Given problem –
Extract only the first line of the listing and every line after it up to and including the one with "var seriesNames = ['PACAP38". Omit the pictures.

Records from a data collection
[START]
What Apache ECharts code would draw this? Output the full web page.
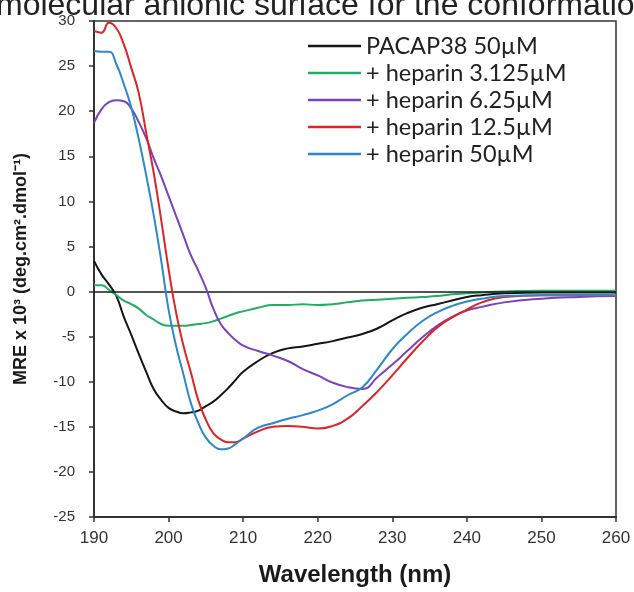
<!DOCTYPE html>
<html>
<head>
<meta charset="utf-8">
<script src="https://cdn.jsdelivr.net/npm/echarts@6/dist/echarts.min.js"></script>
<style>
html,body{margin:0;padding:0;background:#fff;}
#chart{width:634px;height:592px;}
</style>
</head>
<body>
<div id="chart"></div>
<script>
// Wavelength (nm)
var wavelengths = [190,191,192,193,194,195,196,197,198,199,200,201,202,203,204,205,206,207,208,209,210,212,214,216,218,220,222,224,226,228,230,232,234,236,238,240,242,245,250,255,260];

var seriesNames = ['PACAP38 50µM', '+ heparin 3.125µM', '+ heparin 6.25µM', '+ heparin 12.5µM', '+ heparin 50µM'];

// MRE x 10^3 values
var pacap = [3.4,1.9,0.8,-0.5,-2.8,-4.8,-6.9,-8.9,-10.8,-12.0,-12.9,-13.3,-13.5,-13.4,-13.2,-12.7,-12.2,-11.5,-10.7,-9.8,-8.9,-7.7,-6.8,-6.3,-6.1,-5.8,-5.5,-5.1,-4.7,-4.1,-3.2,-2.4,-1.8,-1.4,-1.0,-0.6,-0.4,-0.2,-0.1,-0.1,-0.1];
var hep3125 = [0.7,0.7,0.2,-0.4,-1.0,-1.4,-1.9,-2.6,-3.1,-3.6,-3.8,-3.8,-3.8,-3.7,-3.6,-3.5,-3.3,-3.0,-2.7,-2.4,-2.2,-1.8,-1.5,-1.5,-1.4,-1.5,-1.4,-1.2,-1.0,-0.9,-0.8,-0.7,-0.6,-0.5,-0.3,-0.2,-0.1,0.0,0.1,0.1,0.1];
var hep625 = [18.7,20.2,21.0,21.2,21.1,20.3,18.8,17.0,14.8,12.8,10.6,8.4,6.2,4.0,2.3,0.4,-1.9,-3.6,-4.6,-5.4,-6.0,-6.6,-7.1,-7.7,-8.6,-9.3,-10.1,-10.6,-10.8,-9.5,-8.1,-6.6,-5.1,-3.8,-2.8,-2.1,-1.7,-1.2,-0.8,-0.6,-0.5];
var hep125 = [28.9,28.7,29.8,29.2,27.4,24.8,22.0,17.6,13.2,8.0,2.5,-2.3,-6.0,-9.0,-12.1,-14.2,-15.7,-16.4,-16.7,-16.7,-16.3,-15.5,-15.0,-14.9,-15.0,-15.2,-14.9,-14.1,-12.7,-11.1,-9.3,-7.4,-5.6,-4.0,-2.9,-2.0,-1.2,-0.6,-0.4,-0.4,-0.4];
var hep50 = [26.7,26.6,26.6,25.2,23.0,20.4,16.9,12.9,8.5,3.5,-2.0,-6.0,-9.2,-12.4,-14.6,-16.2,-17.1,-17.5,-17.4,-16.9,-16.3,-15.1,-14.6,-14.1,-13.7,-13.2,-12.5,-11.5,-10.6,-8.6,-6.4,-4.7,-3.3,-2.3,-1.6,-1.1,-0.8,-0.5,-0.4,-0.4,-0.4];

var seriesValues = [pacap, hep3125, hep625, hep125, hep50];
var seriesColors = ['#151515', '#22ad62', '#7c42bb', '#dd2426', '#2d87cc'];

var xTicks = {min: 190, max: 260, interval: 10};
var yTicks = {min: -25, max: 30, interval: 5};

function pairs(vals) {
  return wavelengths.map(function (w, i) { return [w, vals[i]]; });
}

var series = seriesNames.map(function (name, i) {
  return {
    name: name,
    type: 'line',
    data: pairs(seriesValues[i]),
    showSymbol: false,
    symbol: 'none',
    smooth: 0.5,
    lineStyle: {color: seriesColors[i], width: 2},
    itemStyle: {color: seriesColors[i]},
    z: 3 + i
  };
});
series[0].markLine = {
  silent: true,
  symbol: ['none', 'none'],
  label: {show: false},
  lineStyle: {color: '#1a1a1a', width: 1.6, type: 'solid'},
  data: [{yAxis: 0}]
};

var chart = echarts.init(document.getElementById('chart'), null, {renderer: 'canvas'});
chart.setOption({
  animation: false,
  backgroundColor: '#ffffff',
  graphic: [{
    type: 'text',
    left: -4,
    top: -10,
    style: {
      text: 'molecular anionic surface for the conformatio',
      font: '32px "Liberation Sans", Arial, sans-serif',
      fill: '#222'
    },
    z: 0
  }],
  grid: {
    left: 94, right: 18, top: 21, bottom: 72,
    show: true, borderColor: '#333', borderWidth: 1.5, backgroundColor: 'transparent'
  },
  legend: {
    orient: 'vertical',
    left: 303,
    top: 29,
    icon: 'rect',
    itemWidth: 53,
    itemHeight: 2.5,
    itemGap: 3,
    data: seriesNames,
    textStyle: {fontFamily: 'Lato', fontSize: 23.5, lineHeight: 23.5, color: '#222'}
  },
  xAxis: {
    type: 'value',
    min: xTicks.min, max: xTicks.max, interval: xTicks.interval,
    name: 'Wavelength (nm)',
    nameLocation: 'middle',
    nameGap: 46,
    nameTextStyle: {fontFamily: 'Liberation Sans', fontWeight: 'bold', fontSize: 24, color: '#1a1a1a'},
    axisLine: {show: true, onZero: false, lineStyle: {color: '#333', width: 2}},
    axisTick: {show: true, length: 5, lineStyle: {color: '#333', width: 1.5}},
    axisLabel: {fontFamily: 'Liberation Sans', fontSize: 17, color: '#333', margin: 13},
    splitLine: {show: false}
  },
  yAxis: {
    type: 'value',
    min: yTicks.min, max: yTicks.max, interval: yTicks.interval,
    name: 'MRE x 10³ (deg.cm².dmol⁻¹)',
    nameLocation: 'middle',
    nameGap: 64,
    nameTextStyle: {fontFamily: 'Liberation Sans', fontWeight: 'bold', fontSize: 18, color: '#1a1a1a'},
    axisLine: {show: true, onZero: false, lineStyle: {color: '#333', width: 2}},
    axisTick: {show: true, length: 5, lineStyle: {color: '#333', width: 1.5}},
    axisLabel: {fontFamily: 'Liberation Sans', fontSize: 15, color: '#333', margin: 19},
    splitLine: {show: false}
  },
  series: series
});
</script>
</body>
</html>
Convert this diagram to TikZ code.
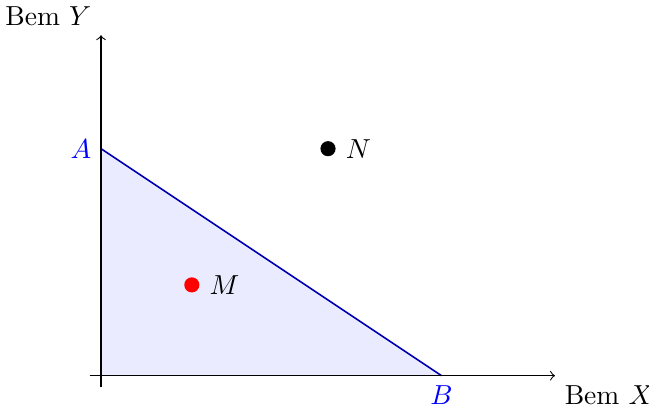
\documentclass[tikz,border=0pt]{standalone}
\usetikzlibrary{positioning}
\begin{document}
\begin{tikzpicture}[x=0.58cm,y=0.58cm,
  axis/.style={->, line width=0.4pt},
  lbl/.style={text=blue},
  dot/.style={circle, inner sep=0pt, minimum size=5.5pt}]
\useasboundingbox (-2.225,-0.69) rectangle (12.07,8.275);
\coordinate (O) at (0,0);
\coordinate (A) at (0,5);
\coordinate (B) at (7.5,0);
\fill[blue!8] (O) -- (A) -- (B) -- cycle;
\draw[blue!70!black, line width=0.6pt] (A) -- (B);
\coordinate (xs) at (-0.25,0);
\coordinate (xe) at (10,0);
\coordinate (ys) at (0,-0.25);
\coordinate (ye) at (0,7.5);
\draw[axis] (xs) -- (xe);
\draw[axis] (ys) -- (ye);
\node[above left] (ly) at (ye) {Bem $Y$};
\node[below right] (lx) at (xe) {Bem $X$};
\node[lbl, left=0pt of A] (la) {$A$};
\node[lbl, below=0pt of B] (lb) {$B$};
\node[dot, fill=red] (M) at (2,2) {};
\node[dot, fill=black] (N) at (5,5) {};
\node[right=0pt of M] (lm) {$M$};
\node[right=0pt of N] (ln) {$N$};
\end{tikzpicture}
\end{document}
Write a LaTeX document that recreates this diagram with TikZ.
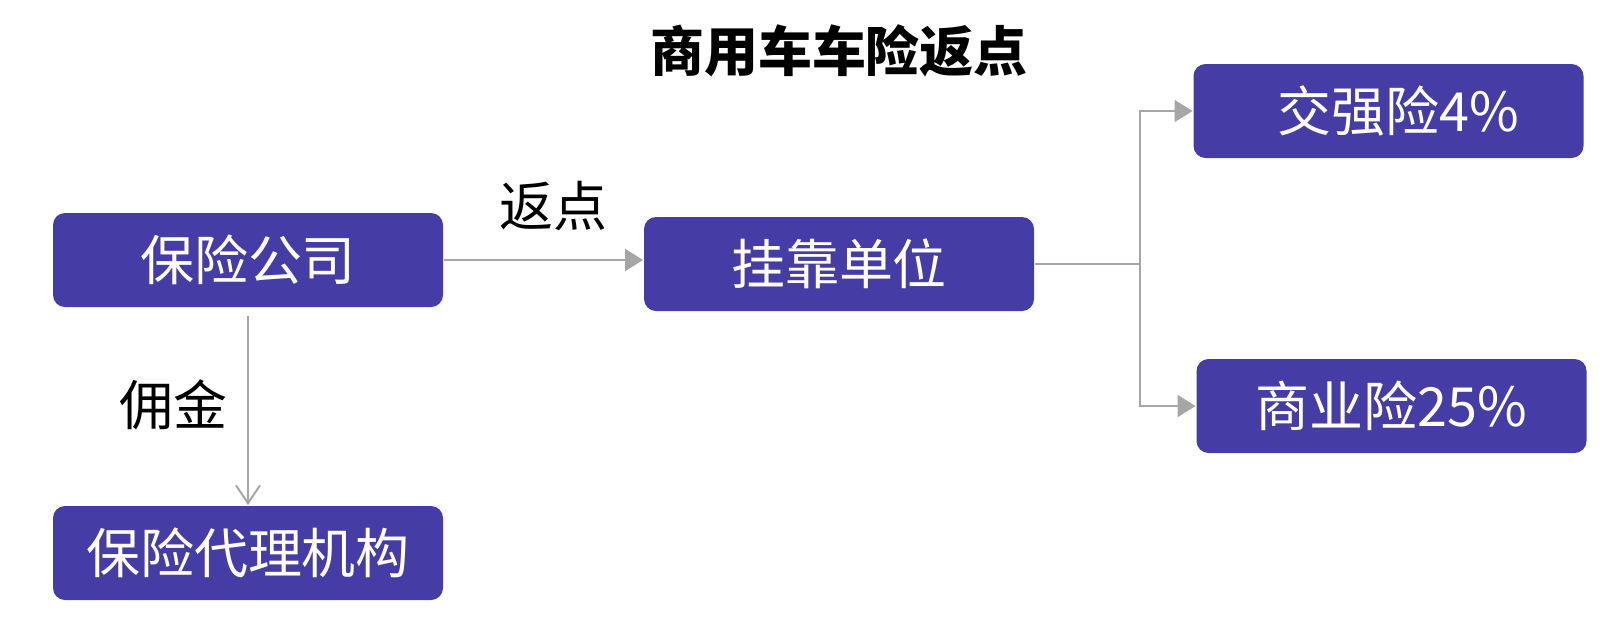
[END]
Response below –
What Apache ECharts code would draw this? Output the full web page.
<!DOCTYPE html>
<html>
<head>
<meta charset="utf-8">
<script src="https://cdn.jsdelivr.net/npm/echarts@6/dist/echarts.min.js"></script>
<style>
html,body{margin:0;padding:0;background:#fff;}
#chart{width:634px;height:592px;}
</style>
</head>
<body>
<div id="chart"></div>
<script>
// Wavelength (nm)
var wavelengths = [190,191,192,193,194,195,196,197,198,199,200,201,202,203,204,205,206,207,208,209,210,212,214,216,218,220,222,224,226,228,230,232,234,236,238,240,242,245,250,255,260];

var seriesNames = ['PACAP38 50µM', '+ heparin 3.125µM', '+ heparin 6.25µM', '+ heparin 12.5µM', '+ heparin 50µM'];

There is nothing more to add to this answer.